Por Filipa Chasqueira
Há umas semanas tive de ir com um dos meus filhos a uma urgência de pediatria. Entre a triagem, o atendimento, as análises e os exames, passámos mais de quatro horas no hospital. Felizmente não era nada de grave e em poucos dias o meu filho estava ótimo. Pelo contrário, o que me pareceu preocupante e não ter um bom prognóstico foi a forma como a maioria das pessoas se comportavam enquanto esperavam.
Durante as quatro horas em que lá estivemos passaram pelas urgências indivíduos de todas as gerações: desde bebés a pessoas de idade. O que tinham todos em comum além de serem acompanhantes ou pacientes? Um telemóvel na mão! Exceto quatro: um tinha uma consola Nintendo e os outros três eram auxiliares educativos e provavelmente por estarem em serviço estiveram o tempo todo simplesmente à espera ou a ler um livro, sem trocar uma palavra com os jovens, que estavam absortos no pequeno aparelho.
O que mais me impressionou não foi ver crianças de um ano absorvidas pelo telemóvel, mãe e filhos cada um com o seu, ou o alheamento de todos. A tudo isto já nos fomos habituando. O que me preocupou foi a incapacidade para a relação.

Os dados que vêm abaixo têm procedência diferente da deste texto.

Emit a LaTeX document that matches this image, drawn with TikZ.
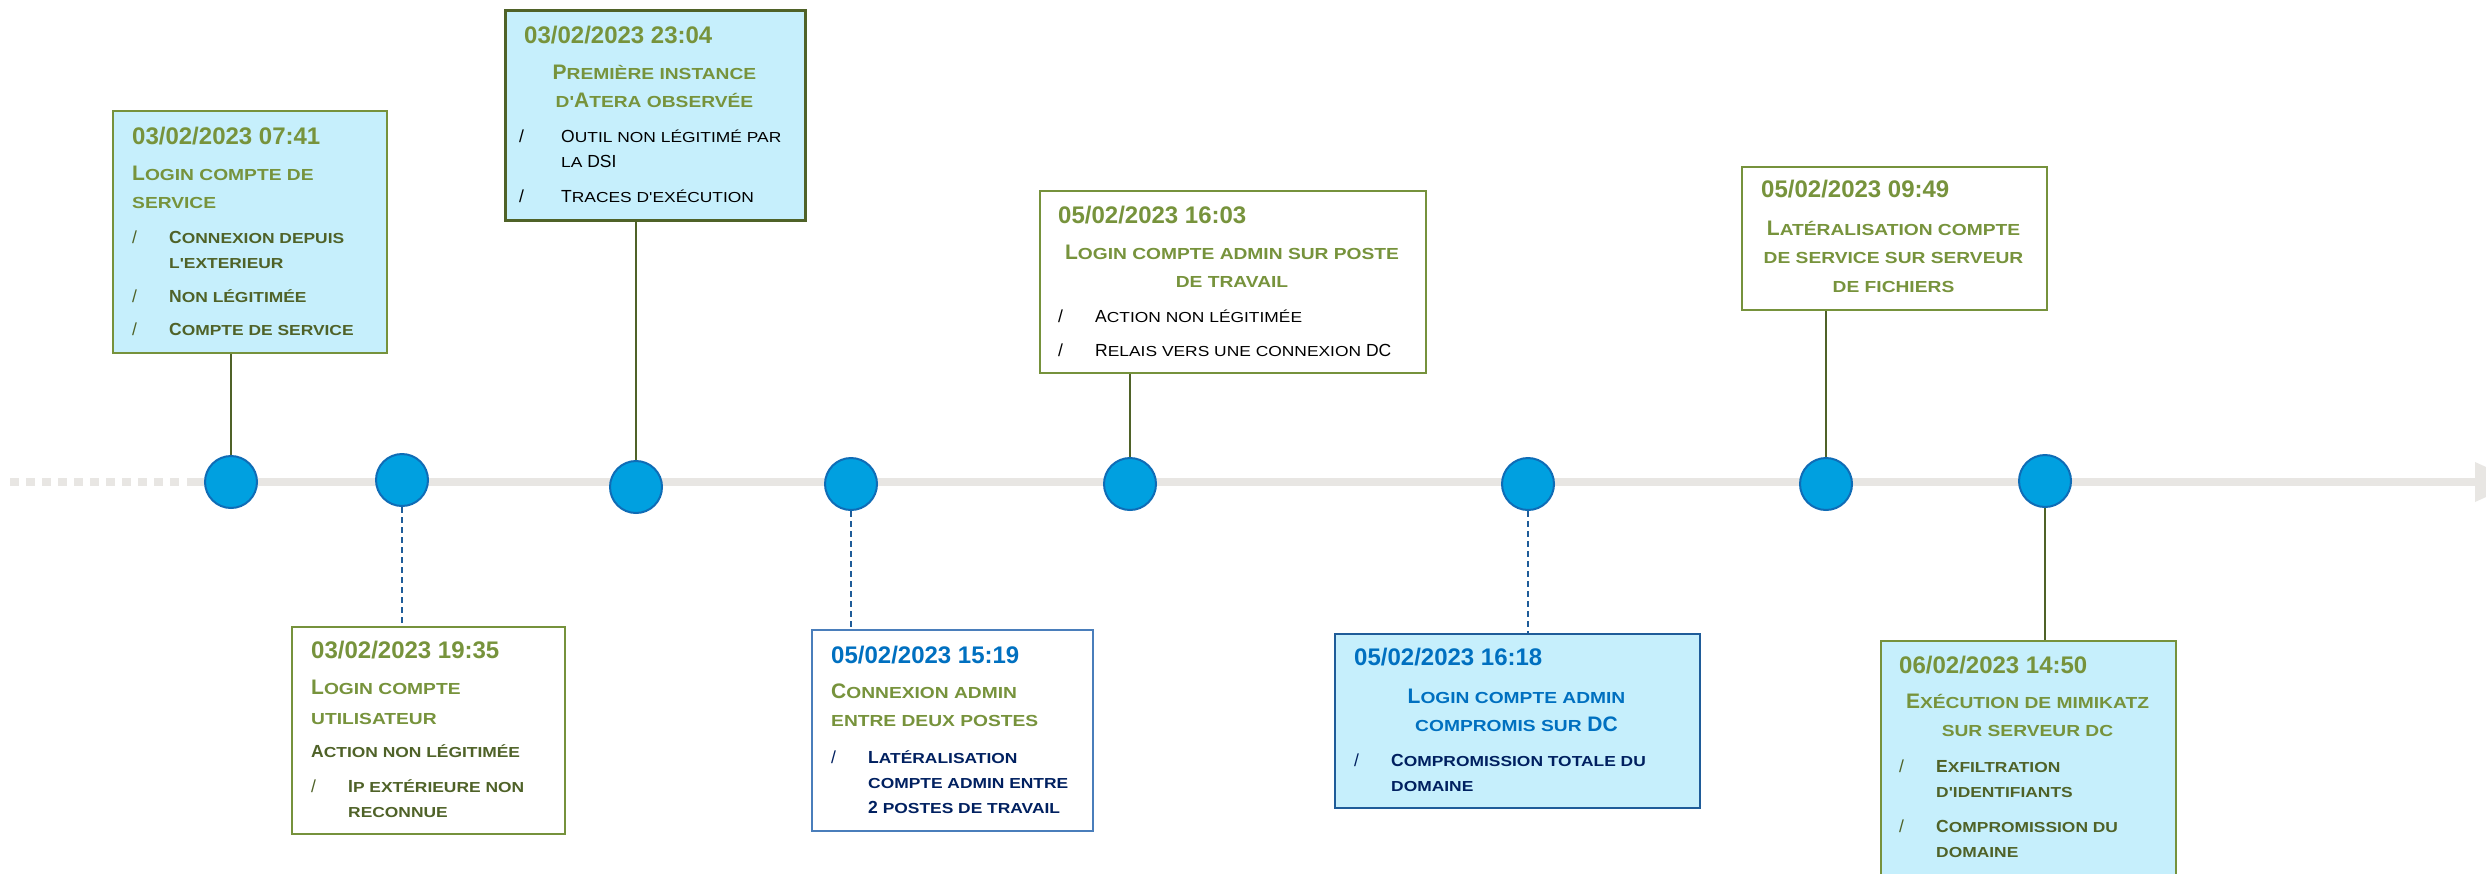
\documentclass[tikz,border=0pt]{standalone}
\usepackage{fontspec}
\usepackage{graphicx}
\setmainfont{Liberation Sans}
\definecolor{cyanfill}{HTML}{C6EFFC}
\definecolor{gborder}{HTML}{76923C}
\definecolor{gtitle}{HTML}{77933C}
\definecolor{gdark}{HTML}{4F6228}
\definecolor{bdate}{HTML}{0070C0}
\definecolor{navy}{HTML}{002060}
\definecolor{bborder}{HTML}{4A7EBB}
\definecolor{bborderd}{HTML}{1F5C99}
\definecolor{dotfill}{HTML}{00A0E0}
\definecolor{dotborder}{HTML}{0F6CB6}
\definecolor{tlgray}{HTML}{E8E6E3}
\definecolor{cblue}{HTML}{1F5C99}
\newcommand\scsz{16pt}
\newcommand\sm[1]{{\fontsize{\scsz}{\scsz}\selectfont\scalebox{1.2}[1]{#1}}}
\newcommand\ttl[2]{\parbox[t]{#1}{\lineskiplimit=-\maxdimen\bfseries\fontsize{21}{28.5}\selectfont\def\scsz{16pt}#2}}
\newcommand\ttlc[2]{\parbox[t]{#1}{\centering\lineskiplimit=-\maxdimen\bfseries\fontsize{21}{28.5}\selectfont\def\scsz{16pt}#2}}
\newcommand\bul[2]{\parbox[t]{#1}{\lineskiplimit=-\maxdimen\fontsize{17.5}{25}\selectfont\def\scsz{14.5pt}#2}}
\newcommand\bi{\makebox[37pt][l]{\mdseries/}}
\newcommand\bc{\hspace*{37pt}}
\newcommand\bx{\makebox[42pt][l]{\mdseries/}}
\newcommand\bcx{\hspace*{42pt}}
\tikzset{
  boxbase/.style={rectangle, inner sep=0, anchor=north west, line width=1.5pt},
  gbox/.style={boxbase, draw=gborder, fill=cyanfill},
  gwbox/.style={boxbase, draw=gborder, fill=white},
  bwbox/.style={boxbase, draw=bborder, fill=white},
  bcbox/.style={boxbase, draw=bborderd, fill=cyanfill},
  dot/.style={circle, minimum size=52pt, inner sep=0, fill=dotfill, draw=dotborder, line width=2pt},
  datetxt/.style={anchor=base west, inner sep=0, text=gtitle, font=\bfseries\fontsize{24}{28}\selectfont},
  bdatetxt/.style={datetxt, text=bdate},
  txt/.style={anchor=base west, inner sep=0},
  ctxt/.style={anchor=base, inner sep=0},
  solidc/.style={draw=gdark, line width=2pt},
  dashc/.style={draw=cblue, line width=2pt, dash pattern=on 6pt off 4pt},
}
\begin{document}
\begin{tikzpicture}[x=1pt, y=-1pt]
\useasboundingbox (0,0) rectangle (2486,873);
\fill[white] (0,0) rectangle (2486,873);
% timeline
\coordinate (d0) at (10,482);
\coordinate (d1) at (183,482);
\coordinate (s0) at (187,482);
\coordinate (s1) at (2477,482);
\draw[tlgray, line width=8pt, dash pattern=on 9pt off 7pt] (d0) -- (d1);
\draw[tlgray, line width=8pt] (s0) -- (s1);
\fill[tlgray] (2475,462) -- (2519,482) -- (2475,502) -- cycle;
% boxes
\node[gbox, minimum width=274pt, minimum height=242pt] (b1) at (112,110) {};
\node[gbox, draw=gdark, line width=3pt, minimum width=300pt, minimum height=210pt] (b2) at (504,9) {};
\node[gwbox, minimum width=386pt, minimum height=182pt] (b3) at (1039,190) {};
\node[gwbox, minimum width=305pt, minimum height=143pt] (b4) at (1741,166) {};
\node[gwbox, minimum width=273pt, minimum height=207pt] (b5) at (291,626) {};
\node[bwbox, minimum width=281pt, minimum height=201pt] (b6) at (811,629) {};
\node[bcbox, minimum width=365pt, minimum height=174pt] (b7) at (1334,633) {};
\node[gbox, minimum width=295pt, minimum height=260pt] (b8) at (1880,640) {};
% circles
\node[dot] (c1) at (231,482) {};
\node[dot] (c2) at (402,480) {};
\node[dot] (c3) at (636,487) {};
\node[dot] (c4) at (851,484) {};
\node[dot] (c5) at (1130,484) {};
\node[dot] (c6) at (1528,484) {};
\node[dot] (c7) at (1826,484) {};
\node[dot] (c8) at (2045,481) {};
% connectors
\draw[solidc] (c1.north) -- (c1.north |- b1.south);
\draw[dashc] (c2.south) -- (c2.south |- b5.north);
\draw[solidc] (c3.north) -- (c3.north |- b2.south);
\draw[dashc] (c4.south) -- (c4.south |- b6.north);
\draw[solidc] (c5.north) -- (c5.north |- b3.south);
\draw[dashc] (c6.south) -- (c6.south |- b7.north);
\draw[solidc] (c7.north) -- (c7.north |- b4.south);
\draw[solidc] (c8.south) -- (c8.south |- b8.north);
% box 1
\node[datetxt] (d1t) at (132,144) {03/02/2023 07:41};
\node[txt, text=gtitle] (t1) at (132,180) {\ttl{250pt}{L\sm{OGIN COMPTE DE}\\\sm{SERVICE}}};
\node[txt, text=gdark] (p1) at (132,243) {\bul{250pt}{\bfseries\bi C\sm{ONNEXION DEPUIS}\\\bc\sm{L\textquotesingle EXTERIEUR}\\[9pt]\bi N\sm{ON LÉGITIMÉE}\\[8pt]\bi C\sm{OMPTE DE SERVICE}}};
% box 2
\node[datetxt] (d2t) at (524,43) {03/02/2023 23:04};
\node[ctxt, text=gtitle] (t2) at (654.5,79) {\ttlc{290pt}{P\sm{REMIÈRE INSTANCE}\\\sm{D\textquotesingle}A\sm{TERA OBSERVÉE}}};
\node[txt, text=black] (p2) at (519,142) {\bul{280pt}{\mdseries\bx O\sm{UTIL NON LÉGITIMÉ PAR}\\\bcx\sm{LA} DSI\\[10pt]\bx T\sm{RACES D\textquotesingle EXÉCUTION}}};
% box 3
\node[datetxt] (d3t) at (1058,223) {05/02/2023 16:03};
\node[ctxt, text=gtitle] (t3) at (1232,259) {\ttlc{380pt}{L\sm{OGIN COMPTE ADMIN SUR POSTE}\\\sm{DE TRAVAIL}}};
\node[txt, text=black] (p3) at (1058,322) {\bul{360pt}{\mdseries\bi A\sm{CTION NON LÉGITIMÉE}\\[9pt]\bi R\sm{ELAIS VERS UNE CONNEXION} DC}};
% box 4
\node[datetxt] (d4t) at (1761,197) {05/02/2023 09:49};
\node[ctxt, text=gtitle] (t4) at (1893.5,235) {\ttlc{300pt}{L\sm{ATÉRALISATION COMPTE}\\\sm{DE SERVICE SUR SERVEUR}\\\sm{DE FICHIERS}}};
% box 5
\node[datetxt] (d5t) at (311,658) {03/02/2023 19:35};
\node[txt, text=gtitle] (t5) at (311,694) {\ttl{250pt}{L\sm{OGIN COMPTE}\\[1.5pt]\sm{UTILISATEUR}}};
\node[txt, text=gdark] (p5) at (311,757) {\bul{250pt}{\bfseries A\sm{CTION NON LÉGITIMÉE}\\[10pt]\bi I\sm{P EXTÉRIEURE NON}\\\bc\sm{RECONNUE}}};
% box 6
\node[bdatetxt] (d6t) at (831,663) {05/02/2023 15:19};
\node[txt, text=gtitle] (t6) at (831,698) {\ttl{260pt}{C\sm{ONNEXION ADMIN}\\\sm{ENTRE DEUX POSTES}}};
\node[txt, text=navy] (p6) at (831,763) {\bul{260pt}{\bfseries\bi L\sm{ATÉRALISATION}\\\bc\sm{COMPTE ADMIN ENTRE}\\\bc 2 \sm{POSTES DE TRAVAIL}}};
% box 7
\node[bdatetxt] (d7t) at (1354,665) {05/02/2023 16:18};
\node[ctxt, text=bdate] (t7) at (1516.5,703) {\ttlc{360pt}{L\sm{OGIN COMPTE ADMIN}\\\sm{COMPROMIS SUR} DC}};
\node[txt, text=navy] (p7) at (1354,766) {\bul{340pt}{\bfseries\bi C\sm{OMPROMISSION TOTALE DU}\\\bc\sm{DOMAINE}}};
% box 8
\node[datetxt] (d8t) at (1899,673) {06/02/2023 14:50};
\node[ctxt, text=gtitle] (t8) at (2027.5,708) {\ttlc{290pt}{E\sm{XÉCUTION DE MIMIKATZ}\\\sm{SUR SERVEUR DC}}};
\node[txt, text=gdark] (p8) at (1899,772) {\bul{270pt}{\bfseries\bi E\sm{XFILTRATION}\\\bc\sm{D\textquotesingle IDENTIFIANTS}\\[10pt]\bi C\sm{OMPROMISSION DU}\\\bc\sm{DOMAINE}}};
\end{tikzpicture}
\end{document}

Perante o silêncio e a espera escolhem o telemóvel que se interpõe entre eles, deixando-os alheados uns dos outros e do que os rodeia. Se quando alguém querido e próximo está magoado ou doente, quando não se sente bem, se o maior consolo que achamos que lhe podemos dar é pôr-lhe um telemóvel ou uma consola na mão algo está muito errado.
Aquilo que ainda nos distingue das máquinas – que estão a avançar a passos largos – é a relação, o vínculo, a vivência, a troca de afetos, de emoções. Estar com o outro, ouvi-lo, conversar, jogar, brincar, são tudo coisas que poderiam ser extremamente ricas mas que cada vez mais parecem ser insuficientes.
O vínculo de pais e filhos é dos mais fortes. Que conclusão podemos tirar quando num momento de espera, eventualmente de alguma ansiedade, dor ou aflição, em que pais e filhos estão juntos, não há capacidade ou disponibilidade para a relação, para o colo, para a troca, para preencher o tempo com palavras, jogos ou simplesmente estar um com o outro? Será falta de confiança dos pais, que sentem que a sua companhia é insuficiente ou que não trará tanta satisfação como um pequeno ecrã? Será desinteresse e vontade de eles próprios cederem à tentação de fazer scroll em trivialidades, como fazia a senhora que esteva sentada ao meu lado? Percebo que o telemóvel já faça parte de nós e que às vezes possa ser difícil resistir à tentação. Há sempre uma boa desculpa para pegar nele. Mas não podemos permitir que se sobreponha aos nossos filhos, aos nossos amigos ou a nós próprios. Às vezes, como quando estamos com o nosso filho na sala de espera da urgência, talvez não fosse má ideia deixar o telemóvel ‘esquecido’ no carro para nos dedicarmos inteiramente a quem precisa de nós, mesmo que pareça absolutamente satisfeito se lhe passarmos o pequeno aparelho para as mãos. E quem diz na urgência diz em casa, no parque, no restaurante ou no trabalho, para não nos esquecermos que ainda temos muito para oferecer uns aos outros que as novas tecnologias estão longe de ser capazes de dar.